Un po’ spaesato dovrà essersi sentito anche lui, pur dall’alto dei suoi tre metri e mezzo. Abituato da anni a esibire la propria dolorosa potenza di fronte alla pacatezza neoclassica di dodici divinità dell’Olimpo, di colpo dall’ottobre del 2016 nessun tridente, nessun panneggio e piedistallo a circondarlo. Di colpo il gesto furioso con cui Ercole scaraventa Lica, l’araldo colpevole, suo malgrado, di avergli offerto la veste intrisa di veleno, si riflette nel mare. Per la precisione, nei 32 metri quadrati di mare anilinico e frammentato che Pino Pascali realizza nel 1967, una distesa di trenta vasche di alluminio zincato colme di diverse gradazioni di blu. Mare che, a sua volta, rimbalza nel blu di Yves Klein appeso nella parete di fronte, così blu da schiudere i terreni dell’oltre.
Abituati anche noi a ben altre sale, ordinate per movimenti artistici (sala dei neoclassici, dei romantici, degli impressionisti, dei futuristi e via dicendo), da quasi un anno alla Gnam (Galleria nazionale d’arte moderna e contemporanea di Roma) è saltato tutto: la sala di Ercole e Lica di Canova ne è solo un esempio. Capolavori dell’Ottocento dialogano con artisti contemporanei, in alcuni casi viventi; statue, giù dal piedistallo (finalmente, aggiungerei) che indicano, spalle al pubblico, quadri moderni o vere e proprie installazioni. Time is out of joint, “Il tempo è fuori di sesto, fuori dai cardini”, fa dire Shakespeare al suo Amleto e non avrebbe potuto scegliere titolo più azzeccato la direttrice Cristiana Collu per il suo ardito allestimento, visitabile fino all’aprile 2018.
Proprio l’intera opera shakespeariana, non solo il verso scelto, può fornire qualche chiave per riconoscere la pertinenza al nostro tempo della coraggiosa operazione. Amleto è un’opera aperta, dalla struttura elastica, che un momento prima ci fa essere a corte, un momento dopo in un cimitero, in una fortezza e in un paesaggio sconfinato; un’opera in cui è rappresentata tutta l’esperienza umana, secondo un filo che non segue un tempo lineare, ma il tempo della coscienza, che è un tempo altro, un tempo senza tempo, un tempo sì fatto di momenti concreti, storici (l’imbattersi in certi occhi, quella domanda da far rimanere insonni, quel gesto paterno durante l’infanzia), ma che non sono fissati rigidamente, in fila come anelli di una collana; i momenti creano la loro personale costellazione, il loro fantasioso dialogo, del tutto indifferente alle logiche strette della consequenzialità, del tutto incurante di rigide sequenze: nella coscienza il tempo è ampio e libero, è un eterno presente, un sempre contemporaneo.

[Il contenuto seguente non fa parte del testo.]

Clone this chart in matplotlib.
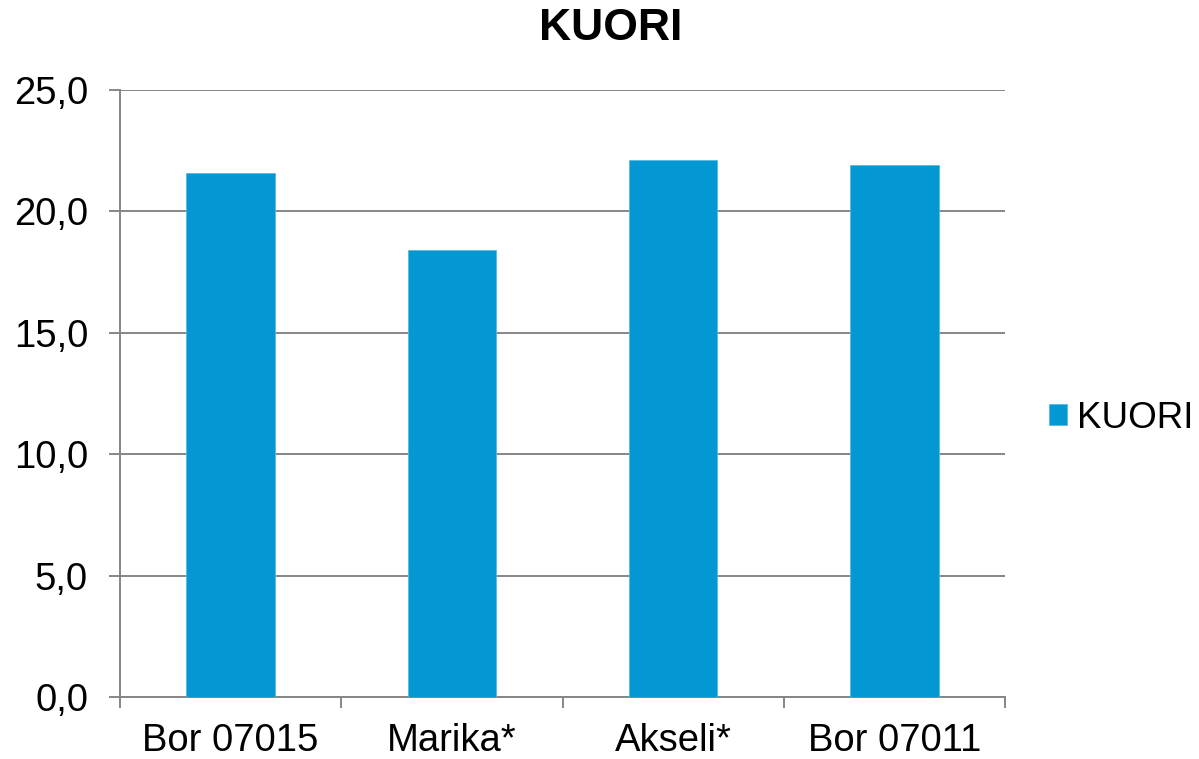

Ecco, l’allestimento di Cristiana Collu rispetta questo tempo personale, anzi, di più, lo sollecita. Ed è un bel suggerimento di metodo anche per i professori, soprattutto di letteratura e arte, che si apprestano a iniziare. Nel nuovo percorso non c’è spazio per una fruizione rassicurante in cui si ricerca quello che già si sa, magari per reminiscenze scolastiche, ma si è incalzati a farsi domande. Proprio come Amleto, che è tutto una grande domanda sul significato delle cose e di tutto ciò che lo circonda, in un tempo che non è fatto di certezze, né di verità preconfezionate da altri, ma è il tempo del mistero nelle cose. E a forza di domandare, di, come dice Agostino Lombardo sul principe di Danimarca, non dare nulla per scontato, di nulla accettare dall’esterno ma di volere tutto “personalmente saggiare, sondare, capire, sperimentare”, chissà che epifanie, personali e sempre nuove, si apriranno.